SEC’s Crypto Confusion Deepens as Next-Gen ETFs Test Boundaries

A new line of yield-chasing crypto funds is forcing the Securities and Exchange Commission to confront unresolved gaps in its regulatory framework, just as the Trump administration eases oversight of digital assets.

The immediate dispute centers on two proposed funds from ETF firms REX Financial and Osprey Funds that would allow investors to earn rewards by deploying Ether and Solana tokens to help validate blockchain transactions, a process known as staking. The firms said they had cleared an initial SEC registration hurdle last week, but agency staff took the unusual step of objecting that very same evening. Staff warned the products may not meet standards to qualify as investment companies under federal law, raising broader questions about regulation of a hot corner of the crypto-investment world.

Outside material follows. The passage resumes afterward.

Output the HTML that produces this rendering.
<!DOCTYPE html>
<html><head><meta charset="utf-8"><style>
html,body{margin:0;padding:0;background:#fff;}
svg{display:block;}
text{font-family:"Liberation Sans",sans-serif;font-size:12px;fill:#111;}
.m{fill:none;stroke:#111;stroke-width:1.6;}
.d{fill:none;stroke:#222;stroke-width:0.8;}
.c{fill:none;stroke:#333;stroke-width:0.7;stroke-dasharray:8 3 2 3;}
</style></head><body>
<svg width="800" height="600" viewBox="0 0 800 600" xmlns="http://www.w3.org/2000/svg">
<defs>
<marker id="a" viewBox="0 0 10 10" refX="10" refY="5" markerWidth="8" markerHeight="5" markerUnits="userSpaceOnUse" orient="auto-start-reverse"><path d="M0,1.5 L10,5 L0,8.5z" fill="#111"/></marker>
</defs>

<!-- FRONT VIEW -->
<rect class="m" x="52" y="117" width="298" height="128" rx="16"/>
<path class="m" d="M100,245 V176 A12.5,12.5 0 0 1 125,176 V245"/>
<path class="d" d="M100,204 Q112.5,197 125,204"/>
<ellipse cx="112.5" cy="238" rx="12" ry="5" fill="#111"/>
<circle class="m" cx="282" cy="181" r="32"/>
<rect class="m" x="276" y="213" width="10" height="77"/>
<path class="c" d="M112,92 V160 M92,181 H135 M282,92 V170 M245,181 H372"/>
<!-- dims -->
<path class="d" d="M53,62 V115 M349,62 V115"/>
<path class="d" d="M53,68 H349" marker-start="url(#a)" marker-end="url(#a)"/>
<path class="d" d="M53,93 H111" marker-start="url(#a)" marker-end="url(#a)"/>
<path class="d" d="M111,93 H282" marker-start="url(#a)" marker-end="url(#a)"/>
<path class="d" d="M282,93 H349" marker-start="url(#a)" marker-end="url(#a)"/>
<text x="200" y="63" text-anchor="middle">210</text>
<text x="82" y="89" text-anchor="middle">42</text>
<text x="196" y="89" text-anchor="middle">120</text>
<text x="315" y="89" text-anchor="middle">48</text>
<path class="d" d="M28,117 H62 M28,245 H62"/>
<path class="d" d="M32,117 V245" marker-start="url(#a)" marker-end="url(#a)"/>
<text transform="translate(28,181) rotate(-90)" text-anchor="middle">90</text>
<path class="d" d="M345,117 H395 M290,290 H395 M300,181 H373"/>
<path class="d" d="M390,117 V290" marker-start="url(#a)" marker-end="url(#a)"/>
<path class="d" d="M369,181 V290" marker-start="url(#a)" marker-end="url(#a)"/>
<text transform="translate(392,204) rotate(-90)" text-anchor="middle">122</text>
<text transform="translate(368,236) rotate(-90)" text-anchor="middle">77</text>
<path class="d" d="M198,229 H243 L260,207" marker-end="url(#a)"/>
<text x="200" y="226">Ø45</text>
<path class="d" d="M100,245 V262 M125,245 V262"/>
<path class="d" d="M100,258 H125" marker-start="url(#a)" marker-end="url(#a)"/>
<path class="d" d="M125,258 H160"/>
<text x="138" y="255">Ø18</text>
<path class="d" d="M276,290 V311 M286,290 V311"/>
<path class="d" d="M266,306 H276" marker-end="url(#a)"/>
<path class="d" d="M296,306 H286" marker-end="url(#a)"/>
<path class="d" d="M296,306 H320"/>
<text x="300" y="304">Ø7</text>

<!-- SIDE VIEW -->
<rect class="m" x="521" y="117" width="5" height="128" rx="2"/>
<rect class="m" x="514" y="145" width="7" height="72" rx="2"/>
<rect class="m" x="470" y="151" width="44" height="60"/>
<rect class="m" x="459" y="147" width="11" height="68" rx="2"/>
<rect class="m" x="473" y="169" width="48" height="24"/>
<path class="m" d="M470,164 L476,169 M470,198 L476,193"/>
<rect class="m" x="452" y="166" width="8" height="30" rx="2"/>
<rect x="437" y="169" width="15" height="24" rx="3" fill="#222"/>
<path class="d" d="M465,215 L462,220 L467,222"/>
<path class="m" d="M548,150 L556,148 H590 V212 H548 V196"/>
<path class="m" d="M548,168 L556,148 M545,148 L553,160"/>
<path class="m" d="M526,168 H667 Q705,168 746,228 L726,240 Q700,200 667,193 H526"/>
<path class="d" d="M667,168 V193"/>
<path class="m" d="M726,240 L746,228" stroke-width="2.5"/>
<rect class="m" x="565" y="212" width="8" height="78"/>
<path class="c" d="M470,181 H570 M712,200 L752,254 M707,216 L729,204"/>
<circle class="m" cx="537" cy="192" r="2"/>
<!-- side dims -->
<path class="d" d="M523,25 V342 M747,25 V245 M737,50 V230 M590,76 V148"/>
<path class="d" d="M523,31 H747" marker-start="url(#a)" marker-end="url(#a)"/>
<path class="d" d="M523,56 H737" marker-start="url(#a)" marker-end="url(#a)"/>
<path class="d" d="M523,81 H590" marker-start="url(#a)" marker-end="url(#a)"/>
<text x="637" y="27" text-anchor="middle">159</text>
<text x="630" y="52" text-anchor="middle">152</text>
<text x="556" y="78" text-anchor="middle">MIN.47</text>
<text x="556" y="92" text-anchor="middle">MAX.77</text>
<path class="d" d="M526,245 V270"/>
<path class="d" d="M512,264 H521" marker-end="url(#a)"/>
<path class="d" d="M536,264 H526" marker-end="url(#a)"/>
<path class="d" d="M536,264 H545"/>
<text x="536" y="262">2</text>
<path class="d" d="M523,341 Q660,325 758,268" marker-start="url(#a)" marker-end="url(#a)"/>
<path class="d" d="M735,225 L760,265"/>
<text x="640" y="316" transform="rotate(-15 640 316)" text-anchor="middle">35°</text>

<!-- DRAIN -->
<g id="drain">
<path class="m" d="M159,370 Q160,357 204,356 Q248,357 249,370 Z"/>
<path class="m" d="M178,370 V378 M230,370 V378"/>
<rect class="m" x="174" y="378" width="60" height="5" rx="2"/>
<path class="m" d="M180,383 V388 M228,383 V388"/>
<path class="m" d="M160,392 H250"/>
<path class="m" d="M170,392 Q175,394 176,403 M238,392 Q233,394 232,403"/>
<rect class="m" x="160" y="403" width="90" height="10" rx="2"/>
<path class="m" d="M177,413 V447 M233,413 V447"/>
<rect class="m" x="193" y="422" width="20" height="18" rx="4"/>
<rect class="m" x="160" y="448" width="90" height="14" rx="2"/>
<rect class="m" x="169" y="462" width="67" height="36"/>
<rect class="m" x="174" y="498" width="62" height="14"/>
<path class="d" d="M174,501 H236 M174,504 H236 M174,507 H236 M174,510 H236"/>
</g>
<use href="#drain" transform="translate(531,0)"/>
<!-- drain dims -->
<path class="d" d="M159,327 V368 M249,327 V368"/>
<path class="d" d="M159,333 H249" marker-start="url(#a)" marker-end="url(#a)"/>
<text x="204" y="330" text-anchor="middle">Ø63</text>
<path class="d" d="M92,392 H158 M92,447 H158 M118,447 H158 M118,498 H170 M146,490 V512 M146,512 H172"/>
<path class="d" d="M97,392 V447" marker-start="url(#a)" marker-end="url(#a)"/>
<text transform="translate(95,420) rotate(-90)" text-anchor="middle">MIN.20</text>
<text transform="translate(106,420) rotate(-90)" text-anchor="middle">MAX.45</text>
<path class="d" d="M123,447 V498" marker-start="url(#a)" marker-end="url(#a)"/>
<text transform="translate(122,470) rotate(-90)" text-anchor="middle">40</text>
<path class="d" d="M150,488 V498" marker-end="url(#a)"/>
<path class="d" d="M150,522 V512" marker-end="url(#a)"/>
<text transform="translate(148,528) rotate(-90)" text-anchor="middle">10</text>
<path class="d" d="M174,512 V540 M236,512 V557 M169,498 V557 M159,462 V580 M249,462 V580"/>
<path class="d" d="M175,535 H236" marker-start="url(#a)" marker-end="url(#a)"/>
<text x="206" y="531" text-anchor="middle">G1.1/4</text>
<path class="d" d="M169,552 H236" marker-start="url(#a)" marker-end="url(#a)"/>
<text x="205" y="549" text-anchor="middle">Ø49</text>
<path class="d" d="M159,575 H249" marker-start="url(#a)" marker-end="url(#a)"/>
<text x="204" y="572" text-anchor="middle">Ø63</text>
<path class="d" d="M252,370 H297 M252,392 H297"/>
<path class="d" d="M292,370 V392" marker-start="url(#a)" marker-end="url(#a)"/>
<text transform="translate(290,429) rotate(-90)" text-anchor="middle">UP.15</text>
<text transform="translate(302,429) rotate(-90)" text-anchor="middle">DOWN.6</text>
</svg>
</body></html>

SEC staff noted that to meet the definition of an investment company, a firm must primarily invest in securities. That’s a problem when it comes to digital assets: there are no clear lines around what crypto activities trip securities laws and what don’t.

“When ETFs generate income from staking, they may start to resemble traditional investment companies under the Investment Company Act — especially if investors are relying on the managerial efforts of others to earn those returns,” said Adam Gana, an attorney at law firm Gana Weinstein LLP. “However, these types of ETFs are testing the boundaries of what counts as an investment company, and the SEC is sending mixed signals.”

Gana added that “just because you throw some stocks into the mix doesn’t mean the SEC will look the other way.”